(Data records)
☆ ☆ ☆ ☆
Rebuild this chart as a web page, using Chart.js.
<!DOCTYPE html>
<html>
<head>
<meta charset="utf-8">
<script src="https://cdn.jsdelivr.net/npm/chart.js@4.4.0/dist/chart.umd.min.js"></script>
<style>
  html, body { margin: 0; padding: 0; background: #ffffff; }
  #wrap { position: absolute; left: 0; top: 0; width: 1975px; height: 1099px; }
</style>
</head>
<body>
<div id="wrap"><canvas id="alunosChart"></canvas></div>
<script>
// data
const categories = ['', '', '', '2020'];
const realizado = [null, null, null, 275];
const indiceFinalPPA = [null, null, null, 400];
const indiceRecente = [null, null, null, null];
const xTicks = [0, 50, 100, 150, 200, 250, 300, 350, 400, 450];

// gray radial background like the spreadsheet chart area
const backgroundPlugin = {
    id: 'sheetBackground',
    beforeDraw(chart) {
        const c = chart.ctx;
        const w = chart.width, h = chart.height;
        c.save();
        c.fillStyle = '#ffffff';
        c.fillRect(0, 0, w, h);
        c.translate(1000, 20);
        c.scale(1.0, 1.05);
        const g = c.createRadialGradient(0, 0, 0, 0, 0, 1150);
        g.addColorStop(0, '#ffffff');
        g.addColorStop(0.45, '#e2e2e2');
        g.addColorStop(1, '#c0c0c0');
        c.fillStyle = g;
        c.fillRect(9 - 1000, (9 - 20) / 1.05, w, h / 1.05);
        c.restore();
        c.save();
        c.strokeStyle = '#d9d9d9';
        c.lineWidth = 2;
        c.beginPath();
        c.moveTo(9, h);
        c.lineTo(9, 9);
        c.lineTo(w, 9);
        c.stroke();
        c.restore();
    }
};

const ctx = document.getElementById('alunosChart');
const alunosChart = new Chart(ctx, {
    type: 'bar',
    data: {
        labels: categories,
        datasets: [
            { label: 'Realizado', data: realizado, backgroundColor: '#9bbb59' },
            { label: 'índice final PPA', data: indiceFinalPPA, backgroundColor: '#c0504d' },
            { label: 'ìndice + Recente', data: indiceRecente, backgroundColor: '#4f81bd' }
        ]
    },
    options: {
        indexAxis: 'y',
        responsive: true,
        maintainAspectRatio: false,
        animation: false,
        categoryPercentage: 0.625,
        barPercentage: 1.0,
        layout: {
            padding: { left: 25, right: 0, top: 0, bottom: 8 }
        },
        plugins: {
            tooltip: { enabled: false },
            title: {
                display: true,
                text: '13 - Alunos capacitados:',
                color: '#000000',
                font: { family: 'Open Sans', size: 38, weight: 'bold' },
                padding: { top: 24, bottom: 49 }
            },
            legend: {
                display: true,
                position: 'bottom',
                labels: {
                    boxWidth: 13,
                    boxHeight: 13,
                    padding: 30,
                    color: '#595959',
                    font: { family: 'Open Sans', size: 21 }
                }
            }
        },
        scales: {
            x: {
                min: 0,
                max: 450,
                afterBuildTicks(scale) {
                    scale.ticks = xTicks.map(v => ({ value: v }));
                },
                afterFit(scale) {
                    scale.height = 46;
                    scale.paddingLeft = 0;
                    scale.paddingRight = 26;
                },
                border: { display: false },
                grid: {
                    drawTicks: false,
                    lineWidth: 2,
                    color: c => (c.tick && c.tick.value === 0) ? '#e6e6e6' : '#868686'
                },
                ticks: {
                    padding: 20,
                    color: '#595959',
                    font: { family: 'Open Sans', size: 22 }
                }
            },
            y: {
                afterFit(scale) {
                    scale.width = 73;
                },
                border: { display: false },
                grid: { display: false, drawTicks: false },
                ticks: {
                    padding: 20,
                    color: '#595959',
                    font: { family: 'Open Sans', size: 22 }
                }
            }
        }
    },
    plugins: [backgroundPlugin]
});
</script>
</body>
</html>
☆ ☆ ☆ ☆
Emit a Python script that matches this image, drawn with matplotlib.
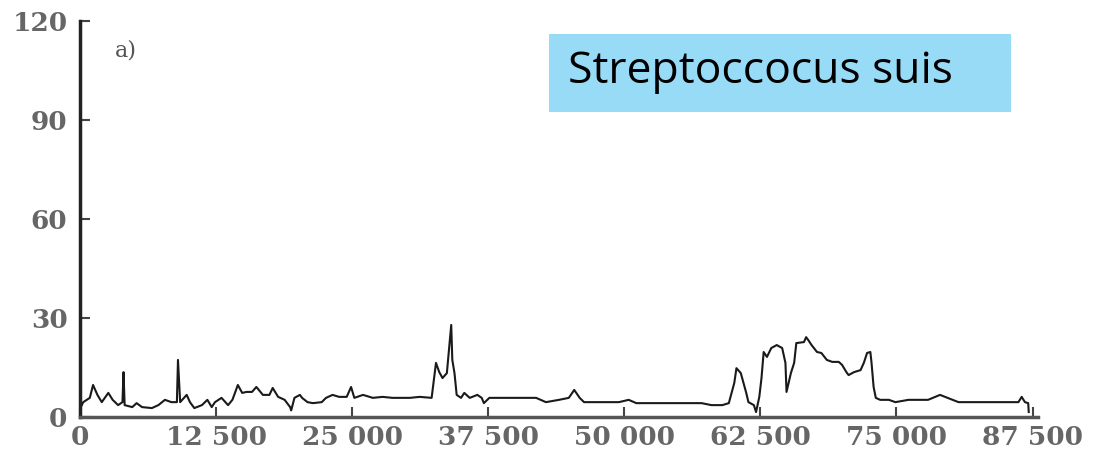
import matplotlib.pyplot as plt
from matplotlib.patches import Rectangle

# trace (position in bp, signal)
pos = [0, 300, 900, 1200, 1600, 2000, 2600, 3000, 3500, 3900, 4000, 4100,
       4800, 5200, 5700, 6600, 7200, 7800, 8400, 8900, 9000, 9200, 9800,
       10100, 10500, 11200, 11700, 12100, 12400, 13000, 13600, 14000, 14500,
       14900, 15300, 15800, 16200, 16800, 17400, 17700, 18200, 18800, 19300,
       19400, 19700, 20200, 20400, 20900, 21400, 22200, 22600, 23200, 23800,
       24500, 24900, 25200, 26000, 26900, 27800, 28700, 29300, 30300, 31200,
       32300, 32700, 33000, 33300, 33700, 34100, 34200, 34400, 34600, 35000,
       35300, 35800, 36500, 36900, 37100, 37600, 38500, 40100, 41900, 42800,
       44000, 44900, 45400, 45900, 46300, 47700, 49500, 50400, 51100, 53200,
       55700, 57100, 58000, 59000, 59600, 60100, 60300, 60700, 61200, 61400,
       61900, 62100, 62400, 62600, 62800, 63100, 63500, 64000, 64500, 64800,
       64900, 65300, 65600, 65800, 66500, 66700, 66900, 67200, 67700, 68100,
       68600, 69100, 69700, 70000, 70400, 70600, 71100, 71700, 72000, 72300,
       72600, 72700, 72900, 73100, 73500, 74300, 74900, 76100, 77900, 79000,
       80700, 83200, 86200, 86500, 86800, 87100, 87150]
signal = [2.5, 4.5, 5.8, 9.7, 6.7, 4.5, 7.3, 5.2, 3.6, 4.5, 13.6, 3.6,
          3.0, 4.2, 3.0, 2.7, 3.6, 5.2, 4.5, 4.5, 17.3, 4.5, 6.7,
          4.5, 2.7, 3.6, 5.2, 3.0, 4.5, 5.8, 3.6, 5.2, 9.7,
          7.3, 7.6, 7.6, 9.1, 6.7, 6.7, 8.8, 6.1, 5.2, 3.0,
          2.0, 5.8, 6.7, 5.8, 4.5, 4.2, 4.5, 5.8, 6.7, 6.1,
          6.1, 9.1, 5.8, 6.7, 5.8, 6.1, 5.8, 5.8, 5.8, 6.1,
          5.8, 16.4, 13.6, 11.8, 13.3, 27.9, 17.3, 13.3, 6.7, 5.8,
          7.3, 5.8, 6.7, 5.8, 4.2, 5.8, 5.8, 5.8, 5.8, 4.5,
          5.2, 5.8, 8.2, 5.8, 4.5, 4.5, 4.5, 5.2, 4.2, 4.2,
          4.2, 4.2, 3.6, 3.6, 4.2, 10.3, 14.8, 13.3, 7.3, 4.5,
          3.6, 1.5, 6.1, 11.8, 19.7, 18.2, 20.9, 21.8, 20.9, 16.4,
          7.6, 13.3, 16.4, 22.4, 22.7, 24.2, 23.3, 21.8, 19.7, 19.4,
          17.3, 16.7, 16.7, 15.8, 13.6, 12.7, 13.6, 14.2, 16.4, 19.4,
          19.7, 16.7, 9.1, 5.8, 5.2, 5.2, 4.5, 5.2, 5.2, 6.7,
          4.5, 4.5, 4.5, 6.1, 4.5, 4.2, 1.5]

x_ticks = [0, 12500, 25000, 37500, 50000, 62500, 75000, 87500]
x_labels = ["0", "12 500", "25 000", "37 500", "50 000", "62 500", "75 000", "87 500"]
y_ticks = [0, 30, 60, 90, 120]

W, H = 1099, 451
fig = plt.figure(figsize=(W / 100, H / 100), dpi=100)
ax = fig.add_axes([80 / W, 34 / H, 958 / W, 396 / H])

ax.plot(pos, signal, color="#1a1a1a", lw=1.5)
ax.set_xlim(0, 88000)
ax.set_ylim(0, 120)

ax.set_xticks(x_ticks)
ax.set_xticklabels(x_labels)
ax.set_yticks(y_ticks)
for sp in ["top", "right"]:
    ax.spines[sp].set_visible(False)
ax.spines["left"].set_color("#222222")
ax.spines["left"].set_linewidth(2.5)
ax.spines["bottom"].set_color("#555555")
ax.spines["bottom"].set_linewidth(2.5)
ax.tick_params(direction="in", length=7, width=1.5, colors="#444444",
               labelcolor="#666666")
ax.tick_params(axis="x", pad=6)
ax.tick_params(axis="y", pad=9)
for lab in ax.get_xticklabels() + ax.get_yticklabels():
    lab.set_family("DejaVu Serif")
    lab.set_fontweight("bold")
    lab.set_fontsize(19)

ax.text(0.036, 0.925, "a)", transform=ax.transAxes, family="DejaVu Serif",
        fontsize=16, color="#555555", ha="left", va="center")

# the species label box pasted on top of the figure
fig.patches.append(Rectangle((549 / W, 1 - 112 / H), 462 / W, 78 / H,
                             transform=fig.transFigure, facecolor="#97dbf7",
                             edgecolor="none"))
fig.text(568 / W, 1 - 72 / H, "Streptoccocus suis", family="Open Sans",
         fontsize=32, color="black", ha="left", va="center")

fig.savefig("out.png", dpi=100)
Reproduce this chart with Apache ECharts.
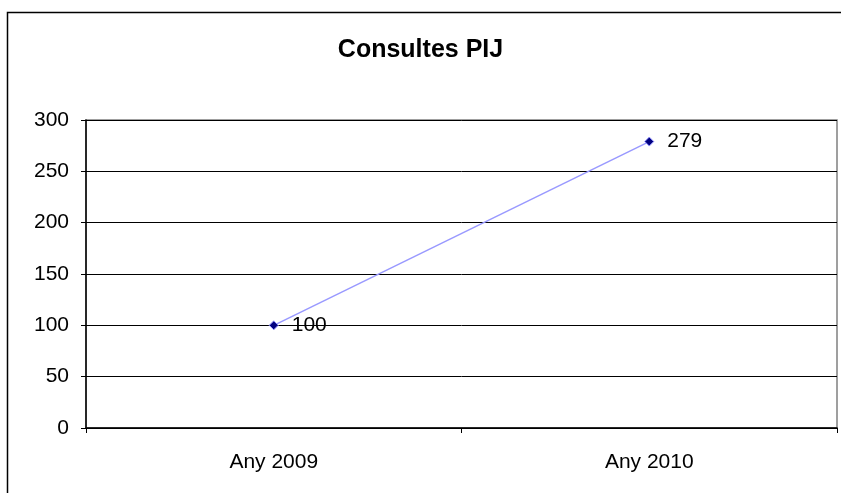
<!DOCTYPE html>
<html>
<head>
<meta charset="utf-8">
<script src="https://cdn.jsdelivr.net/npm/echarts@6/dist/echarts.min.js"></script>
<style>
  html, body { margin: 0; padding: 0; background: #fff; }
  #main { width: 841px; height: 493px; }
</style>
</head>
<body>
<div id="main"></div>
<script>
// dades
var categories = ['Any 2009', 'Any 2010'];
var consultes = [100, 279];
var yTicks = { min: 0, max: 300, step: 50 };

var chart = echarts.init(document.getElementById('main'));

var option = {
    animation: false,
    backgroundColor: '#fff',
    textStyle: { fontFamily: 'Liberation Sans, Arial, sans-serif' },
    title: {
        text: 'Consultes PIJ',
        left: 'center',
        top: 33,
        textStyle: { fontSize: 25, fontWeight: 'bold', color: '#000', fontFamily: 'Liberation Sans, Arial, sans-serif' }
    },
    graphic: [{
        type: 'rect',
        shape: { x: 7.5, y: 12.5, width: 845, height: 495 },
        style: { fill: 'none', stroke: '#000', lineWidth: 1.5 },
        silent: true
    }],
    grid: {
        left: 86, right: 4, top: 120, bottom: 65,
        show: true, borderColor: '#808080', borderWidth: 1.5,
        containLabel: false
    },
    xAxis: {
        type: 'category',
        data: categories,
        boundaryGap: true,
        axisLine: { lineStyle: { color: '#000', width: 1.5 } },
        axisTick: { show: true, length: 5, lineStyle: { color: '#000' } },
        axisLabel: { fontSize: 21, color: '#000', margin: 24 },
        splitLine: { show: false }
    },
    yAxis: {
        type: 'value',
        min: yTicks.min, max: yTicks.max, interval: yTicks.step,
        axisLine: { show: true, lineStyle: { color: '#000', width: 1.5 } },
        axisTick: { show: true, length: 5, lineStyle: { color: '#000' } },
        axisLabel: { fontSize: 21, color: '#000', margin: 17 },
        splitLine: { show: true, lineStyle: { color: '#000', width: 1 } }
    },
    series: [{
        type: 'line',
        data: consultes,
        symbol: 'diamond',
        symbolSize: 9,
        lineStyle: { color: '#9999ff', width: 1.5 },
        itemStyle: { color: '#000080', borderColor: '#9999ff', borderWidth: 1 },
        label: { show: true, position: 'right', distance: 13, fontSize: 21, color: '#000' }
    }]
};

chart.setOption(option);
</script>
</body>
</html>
☆ ☆ ☆ ☆
• [Job]:
Transcribe, exactly as written, the lines starting at the one with "Emit a Python" and ending at the one with "from matplotlib.patches import Rectangle", and nothing more. Pictures are not part of the copy.

• [Solved problem]:
Emit a Python script that matches this image, drawn with matplotlib.
import matplotlib.pyplot as plt
from matplotlib.patches import Rectangle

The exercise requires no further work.